In a statement on the Food and Drug Administration’s website, Commissioner Scott Gottlieb explained that the agency will be reviewing and modernizing its standards of identity for dairy products. “Food labels—including the name of food—inform consumers about what they’re buying, and standards of identity are used to ensure that foods have the characteristics expected by consumers,” wrote Gottlieb. “The information provided through food labeling must be truthful and not misleading.”

One area that needs greater clarity is the wide variety of plant-based foods that are being positioned in the marketplace as substitutes for standardized dairy products. Many of these plant-based foods use traditional dairy terms (e.g., milk, yogurt, cheese) in the name of the product. “For instance, we’ve seen a proliferation of products made from soy, almond, or rice calling themselves milk,” explained Gottlieb. “However, these alternative products are not the food that has been standardized under the name ‘milk’ and which has been known to the American public as ‘milk’ long before the 1938 Federal Food, Drug, and Cosmetic Act (FD&C Act) was established.”

Given that these products can vary widely in their nutritional content when compared to cow’s milk, the FDA has decided to examine these differences in relation to potential public health consequences. Gottlieb cites case reports that show feeding rice-based beverages to young children has resulted in a disease called kwashiorkor, a form of severe protein malnutrition. He also notes a case report of a toddler being diagnosed with rickets, a disease caused by vitamin D deficiency, after parents used a soy-based alternative to cow’s milk.

“Because these dairy alternative products are often popularly referred to as ‘milk,’ we intend to look at whether parents may erroneously assume that plant-based beverages’ nutritional contents are similar to those of cow’s milk, despite the fact that some of these products contain only a fraction of the protein or other nutrients found in cow’s milk.”

According to Gottlieb, the agency will have an active public process for reviewing its standard and how consumers understand the use of terms like milk on both animal-derived and plant-based products. The agency is also actively looking at how it has been enforcing the FD&C Act with respect to food names and its own standard of identity for milk and what it means when milk is qualified with words like almond or soy.

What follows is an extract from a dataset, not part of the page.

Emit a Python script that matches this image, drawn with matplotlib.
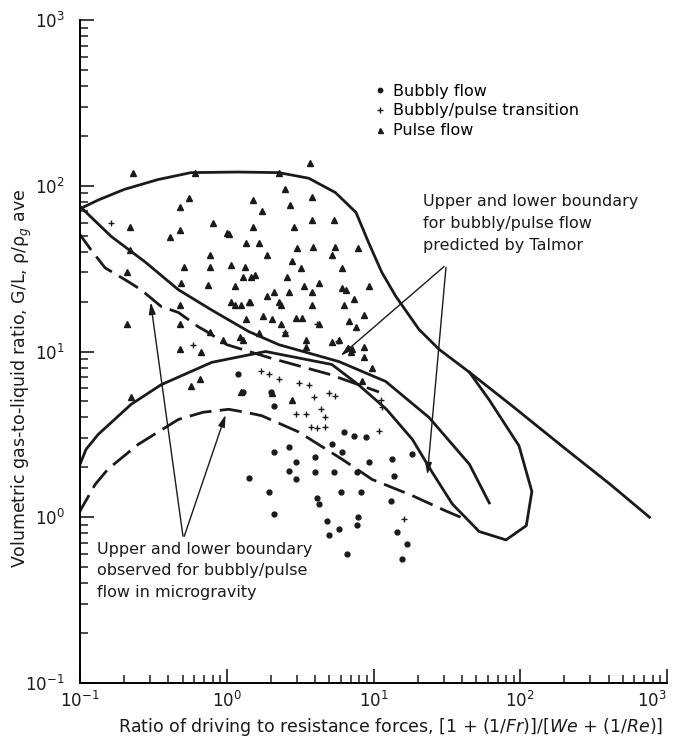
"""
Bubbly / pulse flow regime map, microgravity vs. Talmor prediction.
"""

import matplotlib.pyplot as plt
import numpy as np

plt.rcParams["font.family"] = ["DejaVu Sans"]

# ---- data ----
# flow-regime observations
pulse_x = [3.7, 0.23, 0.61, 2.26, 2.5, 0.55, 1.52, 2.7, 3.8, 0.48, 1.73, 0.22, 0.81,
           1.52, 3.8, 5.4, 0.48, 0.41, 1.03, 1.36, 1.65, 3.0, 3.9, 5.5, 7.9, 0.77, 1.87,
           5.2, 0.22, 0.51, 0.77, 1.07, 1.34, 1.47, 2.77, 3.2, 6.1, 0.21, 2.56, 1.3, 1.57,
           0.49, 0.75, 1.14, 3.35, 4.24, 6.1, 9.3, 1.87, 2.64, 2.1, 3.8, 1.45, 1.14, 1.26,
           2.33, 3.8, 6.3, 7.35, 0.48, 0.48, 0.21, 1.36, 1.78, 2.03, 2.33, 2.96, 3.25, 4.24,
           6.8, 8.6, 7.6, 0.77, 0.95, 0.48, 0.67, 1.3, 2.5, 3.45, 5.2, 5.8, 8.6, 7.1,
           3.45, 1.65, 8.6, 9.75, 2.86, 6.45, 0.223, 0.66, 0.57, 1.26, 2.03, 2.77, 1.07, 1.41,
           2.26, 1.23, 7.0, 8.3, 1.0]
pulse_y = [138, 120, 120, 120, 96, 84, 82, 77, 85, 74, 70, 56, 60,
           56, 62, 62, 54, 49, 51, 45, 45, 42, 43, 43, 42, 38, 38,
           38, 41, 32.5, 32.5, 33.4, 32.5, 28, 35, 32, 32, 30, 28, 28, 29,
           26, 25.3, 25, 24.7, 26, 24.2, 25, 21.5, 23, 23, 23, 20, 19.2, 19,
           19.2, 19, 19.2, 20.6, 19, 14.6, 14.6, 15.6, 16.3, 15.6, 14.6, 16, 16, 14.6,
           15.2, 16.7, 14, 13.2, 11.8, 10.3, 9.9, 11.8, 13, 11.8, 11.4, 11.8, 10.7, 10.3,
           10.7, 13, 9.3, 8.0, 56, 23.6, 5.3, 6.8, 6.2, 5.7, 5.6, 5.1, 19.9, 20,
           19.9, 12.3, 10, 6.6, 52]

trans_x = [0.163, 0.59, 1.7, 1.93, 2.26, 3.09, 3.62, 3.92, 4.96, 5.5, 11.2, 11.4, 2.96,
           3.45, 4.4, 4.7, 3.73, 4.1, 4.7, 4.1, 2.5, 5.7, 16.2, 10.9]
trans_y = [60, 11, 7.6, 7.3, 6.8, 6.5, 6.3, 5.35, 5.6, 5.4, 5.1, 4.6, 4.17,
           4.17, 4.5, 4.0, 3.5, 3.45, 3.5, 14.6, 13.2, 11.6, 0.97, 3.3]

bubbly_x = [1.3, 2.0, 1.2, 2.1, 7.35, 8.9, 5.2, 2.64, 2.1, 2.96, 6.3, 6.1, 4.0, 1.41,
            2.64, 2.96, 4.0, 5.4, 7.75, 9.3, 13.3, 13.8, 18.3, 1.93, 4.1, 4.24, 6.0, 8.2,
            13.1, 2.1, 4.8, 5.8, 7.9, 7.75, 4.96, 14.4, 16.9, 6.6, 15.6]
bubbly_y = [5.7, 5.7, 7.3, 4.7, 3.08, 3.03, 2.75, 2.67, 2.48, 2.15, 3.25, 2.46, 2.3, 1.72,
            1.91, 1.69, 1.88, 1.88, 1.88, 2.15, 2.24, 1.77, 2.4, 1.43, 1.31, 1.2, 1.43, 1.42,
            1.25, 1.04, 0.95, 0.85, 1.0, 0.9, 0.78, 0.81, 0.69, 0.6, 0.56]

# outer solid envelope
env_x = [0.097, 0.133, 0.20, 0.34, 0.57, 1.2, 2.26, 3.62, 5.5, 7.6, 9.3, 11.4, 14.2,
         20.4, 28, 45, 88, 205, 410, 760]
env_y = [71.7, 82, 95, 109, 120, 121, 120, 111, 91, 69, 45, 30, 21.5,
         13.6, 10.3, 7.5, 4.7, 2.57, 1.58, 1.0]

# Talmor upper boundary
tal_up_x = [0.097, 0.163, 0.28, 0.468, 0.78, 1.41, 2.26, 5.8, 12.1, 23.9, 45, 61.5]
tal_up_y = [77, 49.5, 34.5, 23.6, 17.9, 13.2, 11.0, 8.7, 6.6, 4.0, 2.09, 1.22]

# Talmor lower boundary (closes in a loop)
tal_lo_x = [0.097, 0.11, 0.133, 0.223, 0.357, 0.79, 1.84, 5.2, 7.9, 12.2, 18.4, 25,
            34.5, 52.5, 80, 110, 120, 98, 61.5, 45]
tal_lo_y = [1.95, 2.57, 3.16, 4.8, 6.3, 8.6, 10.0, 8.35, 6.3, 4.5, 2.95, 1.88,
            1.2, 0.82, 0.73, 0.89, 1.43, 2.7, 5.1, 7.5]

# microgravity observed boundaries (dashed)
mg_up_x = [0.097, 0.119, 0.148, 0.213, 0.26, 0.357, 0.468, 0.64, 0.73, 1.0, 1.93, 4.96, 10.9]
mg_up_y = [52.6, 41, 32, 26.4, 23.6, 18.7, 17.2, 14.1, 13.2, 11.0, 9.2, 7.3, 5.7]

mg_lo_x = [0.097, 0.127, 0.155, 0.249, 0.468, 0.69, 1.03, 1.34, 1.73, 3.09, 6.1, 9.8,
           18.4, 31.2, 42.6]
mg_lo_y = [1.04, 1.58, 1.95, 2.75, 3.89, 4.3, 4.48, 4.3, 4.1, 3.27, 2.24, 1.69,
           1.35, 1.09, 0.97]

decades = [0.1, 1, 10, 100, 1000]

fig = plt.figure(figsize=(6.77, 7.44), dpi=100)
ax = fig.add_axes([80 / 677, 1 - 683 / 744, 587 / 677, 663 / 744])

ink = "#1a1a1a"

ax.plot(env_x, env_y, color=ink, lw=2)
ax.plot(tal_up_x, tal_up_y, color=ink, lw=2)
ax.plot(tal_lo_x, tal_lo_y, color=ink, lw=2)
ax.plot(mg_up_x, mg_up_y, color=ink, lw=2, dashes=(8, 3))
ax.plot(mg_lo_x, mg_lo_y, color=ink, lw=2, dashes=(8, 3))

ax.plot(bubbly_x, bubbly_y, ls="none", marker="o", ms=3.5, color=ink,
        label="Bubbly flow")
ax.plot(trans_x, trans_y, ls="none", marker="+", ms=5, mew=1, color=ink,
        label="Bubbly/pulse transition")
ax.plot(pulse_x, pulse_y, ls="none", marker="^", ms=4, color=ink,
        label="Pulse flow")

# arrows
arrow = dict(arrowstyle="-|>,head_length=0.7,head_width=0.2", color=ink, lw=1)
for tip in [(5.8, 9.2), (23.2, 1.74)]:
    ax.annotate("", xy=tip, xytext=(31.3, 33.4), arrowprops=arrow)
for tip in [(0.301, 20.6), (0.995, 4.3)]:
    ax.annotate("", xy=tip, xytext=(0.506, 0.74), arrowprops=arrow)

ax.text(0.584, 0.737,
        "Upper and lower boundary\nfor bubbly/pulse flow\npredicted by Talmor",
        transform=ax.transAxes, ha="left", va="top", fontsize=11.5,
        linespacing=1.55, color=ink)
ax.text(0.029, 0.213,
        "Upper and lower boundary\nobserved for bubbly/pulse\nflow in microgravity",
        transform=ax.transAxes, ha="left", va="top", fontsize=11.5,
        linespacing=1.55, color=ink)

leg = ax.legend(loc="upper left", bbox_to_anchor=(0.49, 0.916), frameon=False,
                fontsize=11.5, handlelength=0.5, handletextpad=0.6,
                labelspacing=0.3, borderpad=0, markerscale=0.9)

ax.set_xscale("log")
ax.set_yscale("log")
ax.set_xlim(0.1, 1000)
ax.set_ylim(0.1, 1000)
ax.set_xticks(decades)
ax.set_yticks(decades)

ax.spines["top"].set_visible(False)
ax.spines["right"].set_visible(False)
ax.spines["left"].set_linewidth(1.4)
ax.spines["bottom"].set_linewidth(1.4)

ax.tick_params(which="major", direction="in", length=10, width=1.2,
               labelsize=12, pad=6, colors=ink)
ax.tick_params(axis="y", which="major", pad=11)
ax.tick_params(which="minor", direction="in", length=6, width=1.1, colors=ink)

fig.text(22 / 677, 1 - 378 / 744,
         "Volumetric gas-to-liquid ratio, G/L, \u03c1/\u03c1$_g$ ave",
         rotation=90, ha="center", va="center", fontsize=12.5, color=ink)
fig.text(391 / 677, 1 - 727 / 744,
         "Ratio of driving to resistance forces, [1 + (1/$\\it{Fr}$)]/"
         "[$\\it{We}$ + (1/$\\it{Re}$)]",
         ha="center", va="center", fontsize=12.5, color=ink)

# keep the last x tick label inside the figure (ticks get positions on draw)
fig.canvas.draw()
for tick in ax.xaxis.get_major_ticks():
    if np.isclose(tick.get_loc(), 1000):
        tick.label1.set_horizontalalignment("right")

fig.savefig("out.png", dpi=100)
plt.close(fig)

The FDA started the process by gathering stakeholder feedback at its Nutrition Innovation Strategy Public Meeting held late last month. The agency will be posting an additional request for information, likely in the late summer or early fall, with a specific set of questions pertaining to consumer awareness and understanding of the use of milk and other dairy terms on plant-based alternatives, with a focus on nutritional impact.

“While dairy has received a lot of attention, there are many other standards of identity that need to be revisited and potentially modernized,” wrote Gottlieb. “After all, there are nearly 300 of these standards of identity on our books, some of which were created in my grandparents’ generation.”